For more than two years the Perseverance rover has been exploring Mars searching for life. It’s important when searching for life in unknown territory or on another planet for scientists to be aware and insightful of their surroundings. So they decided to have a look into a ridge that was believed to be carved out by a river billions of years ago. What they found were smoothly laid-out rocks, called Bedrock. Bedrock is a very smooth and bright rock that also forms on Earth only around water. The water smooths out the rock over time creating a very flat rock. So here’s scientists thinking, water on Earth made Bedrock here, then on Mars, there must have been water to form that bedrock as well. However, the theory goes much further than that, water is the key to life on Earth. All life needs water to survive on Earth in one way or another. But could there have been life on Mars that lived in this water? Not the big bug-eyed aliens in the UFOs that many think are in Area 51. But a microscopic life, possibly even plant life.
That is one of the reasons that the Perseverance rover came to Mars, to try and find evidence of microscopic life on Mars. It also came to Mars to collect samples which will hopefully be returned sometime in the early 2030s. But rovers on Mars have an easier time trying to look at the history of the planet Mars, because, unlike Earth, Mars doesn’t have rainy weather to ease its history. Most craters and ridges on Earth get covered up by dirt and water. But Mars doesn’t have anything like that to hide its secrets. So going into a crater means the deeper you go the older the rocks get and the more you can see what early Mars was like.

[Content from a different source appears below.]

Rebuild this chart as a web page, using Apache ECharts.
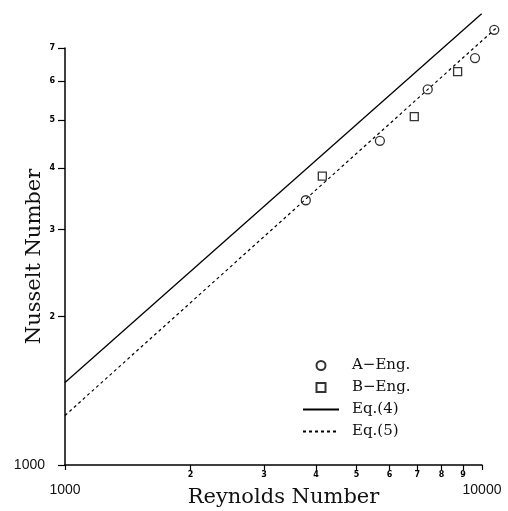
<!DOCTYPE html>
<html>
<head>
<meta charset="utf-8">
<script src="https://cdn.jsdelivr.net/npm/echarts@6/dist/echarts.min.js"></script>
<style>
  html, body { margin: 0; padding: 0; background: #fff; }
  #chart { width: 508px; height: 511px; }
</style>
</head>
<body>
<div id="chart"></div>
<script>
// Reynolds number / Nusselt number
var engA = [[3780, 3.44], [5690, 4.54], [7410, 5.77], [9620, 6.68], [10700, 7.62]];
var engB = [[4140, 3.85], [6880, 5.08], [8740, 6.27]];
var eq4 = [[1000, 1.47], [9980, 8.21]];
var eq5 = [[1000, 1.26], [10860, 7.71]];

var xTicks = [1000, 2000, 3000, 4000, 5000, 6000, 7000, 8000, 9000, 10000];
var yTicks = [1, 2, 3, 4, 5, 6, 7];

var serif = 'DejaVu Serif';
var chart = echarts.init(document.getElementById('chart'));

// the curves run a bit past Re = 10000, so they sit on a wider hidden grid
// whose log scale lines up with the visible one
var gLeft = 65, gRight = 26, gWidth = 508 - gLeft - gRight;
var extMax = 11000;
var extRight = 508 - gLeft - gWidth * Math.log10(extMax / 1000);

var hidden = { show: false };

var option = {
  backgroundColor: '#fff',
  animation: false,
  grid: [
    { left: gLeft, right: gRight, top: 48, bottom: 46, outerBoundsMode: 'none' },
    { left: gLeft, right: extRight, top: 48, bottom: 46, outerBoundsMode: 'none' }
  ],
  legend: {
    orient: 'vertical',
    left: 297, top: 353,
    itemWidth: 36, itemHeight: 9, itemGap: 7,
    textStyle: { fontFamily: serif, fontSize: 15, color: '#111', padding: [0, 0, 0, 8] },
    data: [
      { name: 'A\u2212Eng.' },
      { name: 'B\u2212Eng.', icon: 'path://M0,0h10v10h-10z' },
      { name: 'Eq.(4)' },
      { name: 'Eq.(5)' }
    ]
  },
  xAxis: [{
    type: 'log', logBase: 10, min: 1000, max: 10000,
    name: 'Reynolds Number', nameLocation: 'middle', nameGap: 22, nameMoveOverlap: false,
    nameTextStyle: { fontFamily: serif, fontSize: 21, color: '#111', padding: [0, 0, 0, 20] },
    axisLine: { lineStyle: { color: '#000', width: 1.5 } },
    axisTick: { length: 5, customValues: xTicks, lineStyle: { color: '#000', width: 1.2 } },
    splitLine: { show: false },
    minorTick: { show: false },
    axisLabel: {
      customValues: xTicks, margin: 6,
      formatter: function (v) {
        if (v === 1000 || v === 10000) return '{big|' + v + '}';
        return '{s|' + Math.round(v / 1000) + '}';
      },
      rich: {
        s: { fontSize: 8, fontWeight: 'bold', color: '#000', fontFamily: 'DejaVu Sans' },
        big: { fontSize: 14, color: '#111', fontFamily: 'Liberation Sans', padding: [12, 0, 0, 0] }
      }
    }
  }, {
    type: 'log', logBase: 10, min: 1000, max: extMax, gridIndex: 1,
    axisLine: hidden, axisTick: hidden, axisLabel: hidden, splitLine: hidden
  }],
  yAxis: [{
    type: 'log', logBase: 10, min: 1, max: 7,
    name: 'Nusselt Number', nameLocation: 'middle', nameGap: 20, nameRotate: 90, nameMoveOverlap: false,
    nameTextStyle: { fontFamily: serif, fontSize: 21, color: '#111' },
    axisLine: { lineStyle: { color: '#000', width: 1.5 } },
    axisTick: { length: 7, customValues: yTicks, lineStyle: { color: '#000', width: 1.2 } },
    splitLine: { show: false },
    minorTick: { show: false },
    axisLabel: {
      customValues: yTicks, margin: 10,
      formatter: function (v) {
        if (v === 1) return '{big|1000}';
        return '{s|' + v + '}';
      },
      rich: {
        s: { fontSize: 8, fontWeight: 'bold', color: '#000', fontFamily: 'DejaVu Sans' },
        big: { fontSize: 14, color: '#111', fontFamily: 'Liberation Sans', padding: [0, 10, 0, 0] }
      }
    }
  }, {
    type: 'log', logBase: 10, min: 1, max: 7, gridIndex: 1,
    axisLine: hidden, axisTick: hidden, axisLabel: hidden, splitLine: hidden
  }],
  series: [
    {
      name: 'A\u2212Eng.', type: 'scatter', data: engA, clip: false,
      symbol: 'circle', symbolSize: 9,
      itemStyle: { color: '#fff', borderColor: '#000', borderWidth: 1.3 }
    },
    {
      name: 'B\u2212Eng.', type: 'scatter', data: engB, clip: false,
      symbol: 'rect', symbolSize: 8,
      itemStyle: { color: '#fff', borderColor: '#000', borderWidth: 1.3 }
    },
    {
      name: 'Eq.(4)', type: 'line', data: eq4, clip: false,
      xAxisIndex: 1, yAxisIndex: 1,
      symbol: 'none', lineStyle: { color: '#000', width: 1.3 },
      itemStyle: { color: 'rgba(0,0,0,0)' }
    },
    {
      name: 'Eq.(5)', type: 'line', data: eq5, clip: false,
      xAxisIndex: 1, yAxisIndex: 1,
      symbol: 'none', lineStyle: { color: '#000', width: 1.2, type: [3, 3] },
      itemStyle: { color: 'rgba(0,0,0,0)' }
    }
  ]
};

chart.setOption(option);
</script>
</body>
</html>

“Mars rover missions usually end up exploring bedrock in small, flat exposures in the immediate workspace of the rover,” said Katie Stack Morgan, a project scientist of Perseverance at NASA’s Jet Propulsion Laboratory “That’s why our science team was so keen to image and study Belva. Impact craters can offer grand views and vertical cuts that provide important clues to the origin of these rocks with a perspective and at a scale that we don’t usually experience.”
Perseverance will keep on exploring this landscape throughout the summer and hopefully will make some useful discoveries.